What are the Resume pointers?
There are some basic guidelines for putting together a visually appealing resume. We've listed some of the key ones here. Stick to one easy-to-read font, and don't change sizes too much. It's okay for your name to be bigger than the rest of the resume, and this holds true for past positions as well. Just don't get carried away. Make sure the smallest point size is at least nine or ten points. Smaller is too difficult to read.
Don't crowd the information on the page. Let it run to within about an inch of the margins. Keeping a resume to one page used to be a rule, but it's okay to go to as much as two pages now. Just make sure the content is worth taking two pages.
Use high-quality paper in white or cream. Colorful paper might get attention, but it doesn't necessarily impress the person screening the resumes. If you answer your own phone, include your work number. It will be easier to reach you.
Start with a summary of qualifications that highlights your skills and experience instead of the traditional objective statement--often the objective is obvious either from the work you've done or from the position you're applying for.

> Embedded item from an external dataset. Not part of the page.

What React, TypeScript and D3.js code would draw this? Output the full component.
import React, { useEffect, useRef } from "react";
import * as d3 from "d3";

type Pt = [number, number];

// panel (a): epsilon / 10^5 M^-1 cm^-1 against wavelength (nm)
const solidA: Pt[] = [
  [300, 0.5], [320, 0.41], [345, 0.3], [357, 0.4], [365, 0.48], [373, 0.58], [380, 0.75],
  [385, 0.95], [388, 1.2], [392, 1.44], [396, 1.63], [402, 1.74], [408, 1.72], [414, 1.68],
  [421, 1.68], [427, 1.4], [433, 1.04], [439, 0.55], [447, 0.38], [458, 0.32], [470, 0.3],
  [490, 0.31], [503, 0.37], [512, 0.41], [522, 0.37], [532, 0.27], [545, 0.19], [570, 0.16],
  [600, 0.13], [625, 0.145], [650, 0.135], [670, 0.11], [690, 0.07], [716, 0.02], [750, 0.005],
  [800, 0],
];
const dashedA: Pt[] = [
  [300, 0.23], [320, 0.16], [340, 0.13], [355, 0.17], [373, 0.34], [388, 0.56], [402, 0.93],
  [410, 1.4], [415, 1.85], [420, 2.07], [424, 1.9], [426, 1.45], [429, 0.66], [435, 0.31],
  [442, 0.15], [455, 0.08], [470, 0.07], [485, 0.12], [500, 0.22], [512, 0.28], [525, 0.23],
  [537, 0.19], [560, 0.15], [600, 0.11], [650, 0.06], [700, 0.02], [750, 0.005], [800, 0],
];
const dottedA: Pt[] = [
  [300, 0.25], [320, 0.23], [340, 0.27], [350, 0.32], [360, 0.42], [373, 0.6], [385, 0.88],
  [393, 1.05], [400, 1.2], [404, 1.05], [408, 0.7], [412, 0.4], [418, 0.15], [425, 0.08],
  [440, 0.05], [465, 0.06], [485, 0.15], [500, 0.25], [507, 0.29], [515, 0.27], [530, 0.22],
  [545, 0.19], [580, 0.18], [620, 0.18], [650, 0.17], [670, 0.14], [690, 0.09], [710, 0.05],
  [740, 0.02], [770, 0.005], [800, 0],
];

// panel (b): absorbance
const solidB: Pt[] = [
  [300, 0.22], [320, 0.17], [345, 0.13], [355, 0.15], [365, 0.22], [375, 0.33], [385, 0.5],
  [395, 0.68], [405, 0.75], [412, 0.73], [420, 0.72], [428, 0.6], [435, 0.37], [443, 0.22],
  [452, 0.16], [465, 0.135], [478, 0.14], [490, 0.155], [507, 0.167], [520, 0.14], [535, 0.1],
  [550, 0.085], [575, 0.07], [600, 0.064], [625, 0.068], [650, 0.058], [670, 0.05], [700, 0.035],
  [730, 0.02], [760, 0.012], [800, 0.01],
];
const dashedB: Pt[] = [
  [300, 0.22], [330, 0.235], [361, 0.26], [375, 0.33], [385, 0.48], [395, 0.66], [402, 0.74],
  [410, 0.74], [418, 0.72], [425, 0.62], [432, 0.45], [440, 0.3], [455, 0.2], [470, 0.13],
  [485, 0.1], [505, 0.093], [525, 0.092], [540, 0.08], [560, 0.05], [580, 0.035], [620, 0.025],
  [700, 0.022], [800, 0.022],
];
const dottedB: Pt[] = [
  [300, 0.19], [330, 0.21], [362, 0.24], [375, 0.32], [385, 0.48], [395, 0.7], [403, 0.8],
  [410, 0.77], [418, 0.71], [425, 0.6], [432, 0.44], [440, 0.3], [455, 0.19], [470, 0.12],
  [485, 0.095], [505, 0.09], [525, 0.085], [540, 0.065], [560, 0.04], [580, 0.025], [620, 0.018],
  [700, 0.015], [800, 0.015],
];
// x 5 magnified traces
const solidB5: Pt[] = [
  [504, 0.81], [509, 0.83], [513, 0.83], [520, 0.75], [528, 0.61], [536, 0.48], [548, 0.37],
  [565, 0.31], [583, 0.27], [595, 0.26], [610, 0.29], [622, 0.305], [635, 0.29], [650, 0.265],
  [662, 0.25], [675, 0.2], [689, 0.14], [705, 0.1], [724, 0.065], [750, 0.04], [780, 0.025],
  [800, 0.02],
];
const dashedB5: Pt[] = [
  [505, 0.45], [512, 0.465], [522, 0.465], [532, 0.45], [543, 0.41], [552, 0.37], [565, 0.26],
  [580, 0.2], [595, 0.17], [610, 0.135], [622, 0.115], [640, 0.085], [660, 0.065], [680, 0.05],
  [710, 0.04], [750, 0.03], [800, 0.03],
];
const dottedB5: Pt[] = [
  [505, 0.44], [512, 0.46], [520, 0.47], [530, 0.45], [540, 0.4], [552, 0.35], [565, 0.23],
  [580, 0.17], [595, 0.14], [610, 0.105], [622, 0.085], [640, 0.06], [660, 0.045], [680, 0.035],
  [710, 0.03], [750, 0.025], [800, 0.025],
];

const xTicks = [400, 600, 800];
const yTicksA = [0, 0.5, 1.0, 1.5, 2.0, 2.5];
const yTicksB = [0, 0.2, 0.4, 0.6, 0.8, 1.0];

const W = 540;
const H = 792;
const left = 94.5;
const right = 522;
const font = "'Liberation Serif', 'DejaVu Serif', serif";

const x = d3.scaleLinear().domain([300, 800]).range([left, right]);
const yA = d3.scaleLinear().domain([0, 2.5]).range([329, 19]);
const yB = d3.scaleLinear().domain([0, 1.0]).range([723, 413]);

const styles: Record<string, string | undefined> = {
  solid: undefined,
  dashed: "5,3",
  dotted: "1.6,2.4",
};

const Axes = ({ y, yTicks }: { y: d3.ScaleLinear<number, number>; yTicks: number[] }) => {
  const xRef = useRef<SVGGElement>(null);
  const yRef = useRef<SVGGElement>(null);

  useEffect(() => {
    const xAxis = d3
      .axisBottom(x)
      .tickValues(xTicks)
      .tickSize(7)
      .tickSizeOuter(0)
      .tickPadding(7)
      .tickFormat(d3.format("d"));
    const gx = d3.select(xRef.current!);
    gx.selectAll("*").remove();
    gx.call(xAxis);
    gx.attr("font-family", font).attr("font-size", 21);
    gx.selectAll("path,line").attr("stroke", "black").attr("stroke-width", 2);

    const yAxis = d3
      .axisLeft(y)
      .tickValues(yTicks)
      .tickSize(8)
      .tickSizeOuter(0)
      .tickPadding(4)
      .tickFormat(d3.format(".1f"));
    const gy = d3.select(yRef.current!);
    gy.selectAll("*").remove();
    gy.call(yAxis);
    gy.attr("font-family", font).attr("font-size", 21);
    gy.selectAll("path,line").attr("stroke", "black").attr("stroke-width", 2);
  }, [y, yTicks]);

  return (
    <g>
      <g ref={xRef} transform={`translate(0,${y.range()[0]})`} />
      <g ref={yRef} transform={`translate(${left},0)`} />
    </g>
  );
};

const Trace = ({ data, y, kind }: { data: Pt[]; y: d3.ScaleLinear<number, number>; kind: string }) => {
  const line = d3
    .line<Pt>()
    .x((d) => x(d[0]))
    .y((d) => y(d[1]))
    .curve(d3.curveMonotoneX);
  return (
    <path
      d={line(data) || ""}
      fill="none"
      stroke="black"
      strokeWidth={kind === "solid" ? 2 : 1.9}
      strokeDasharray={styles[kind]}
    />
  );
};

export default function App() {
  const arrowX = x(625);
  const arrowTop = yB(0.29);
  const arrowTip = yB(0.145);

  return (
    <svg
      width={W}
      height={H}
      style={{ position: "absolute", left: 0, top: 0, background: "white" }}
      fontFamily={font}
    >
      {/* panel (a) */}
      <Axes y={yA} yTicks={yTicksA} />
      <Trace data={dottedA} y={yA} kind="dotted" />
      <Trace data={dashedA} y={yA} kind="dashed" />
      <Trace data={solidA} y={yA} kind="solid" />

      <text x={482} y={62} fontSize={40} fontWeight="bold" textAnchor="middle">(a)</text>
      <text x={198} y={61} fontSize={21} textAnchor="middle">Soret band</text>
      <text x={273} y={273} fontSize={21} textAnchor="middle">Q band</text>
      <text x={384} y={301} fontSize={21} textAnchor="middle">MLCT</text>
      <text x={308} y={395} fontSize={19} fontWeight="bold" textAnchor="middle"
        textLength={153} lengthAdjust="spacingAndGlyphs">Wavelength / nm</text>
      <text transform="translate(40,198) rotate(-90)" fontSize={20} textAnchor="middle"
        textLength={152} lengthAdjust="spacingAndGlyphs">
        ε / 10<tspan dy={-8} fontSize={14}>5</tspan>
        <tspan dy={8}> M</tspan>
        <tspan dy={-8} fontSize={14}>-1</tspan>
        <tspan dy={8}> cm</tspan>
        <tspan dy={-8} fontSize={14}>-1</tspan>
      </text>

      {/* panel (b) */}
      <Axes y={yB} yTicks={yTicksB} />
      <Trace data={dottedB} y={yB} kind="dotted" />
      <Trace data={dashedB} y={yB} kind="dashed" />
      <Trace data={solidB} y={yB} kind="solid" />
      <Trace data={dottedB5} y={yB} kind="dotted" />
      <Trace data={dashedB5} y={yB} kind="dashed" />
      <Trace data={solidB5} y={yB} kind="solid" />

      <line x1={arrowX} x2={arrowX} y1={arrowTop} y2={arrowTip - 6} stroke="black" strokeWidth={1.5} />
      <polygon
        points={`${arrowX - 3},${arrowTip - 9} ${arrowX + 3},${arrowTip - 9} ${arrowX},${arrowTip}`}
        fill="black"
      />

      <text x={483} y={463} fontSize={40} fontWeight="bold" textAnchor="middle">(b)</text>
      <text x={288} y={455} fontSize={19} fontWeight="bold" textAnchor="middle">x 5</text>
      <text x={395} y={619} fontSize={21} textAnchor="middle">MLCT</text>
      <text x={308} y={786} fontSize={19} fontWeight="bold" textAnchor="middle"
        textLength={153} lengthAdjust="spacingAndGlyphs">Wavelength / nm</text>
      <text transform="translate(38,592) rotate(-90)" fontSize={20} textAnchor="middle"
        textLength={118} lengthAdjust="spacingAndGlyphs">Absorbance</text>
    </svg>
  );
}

Use action verbs to highlight your experience and make clear statements about how your work has benefited your past employers (by increasing sales, cutting costs, etc.) Highlight your unique accomplishments, and use facts and figures to back up your claims. Think what the crucial keywords for a specific field might be, and pepper your resume with those.
If a company uses a word scanner to sort through resumes, this will help yours end up in the interview pile. Highlight specific technical skills you have, including computer hardware and software you've used or mastered. And if you have Internet experience, make sure to highlight that--it's becoming more and more important in an increasing number of positions.
Speaking of computers, don't rely on spell-check to catch your mistakes. If you've typed the wrong word, spell-checkers will ignore them if they're spelled correctly. Proof it yourself--preferably by reading it aloud. Once you've amassed enough professional work experience, you can omit summer jobs and high school jobs unrelated to your current career.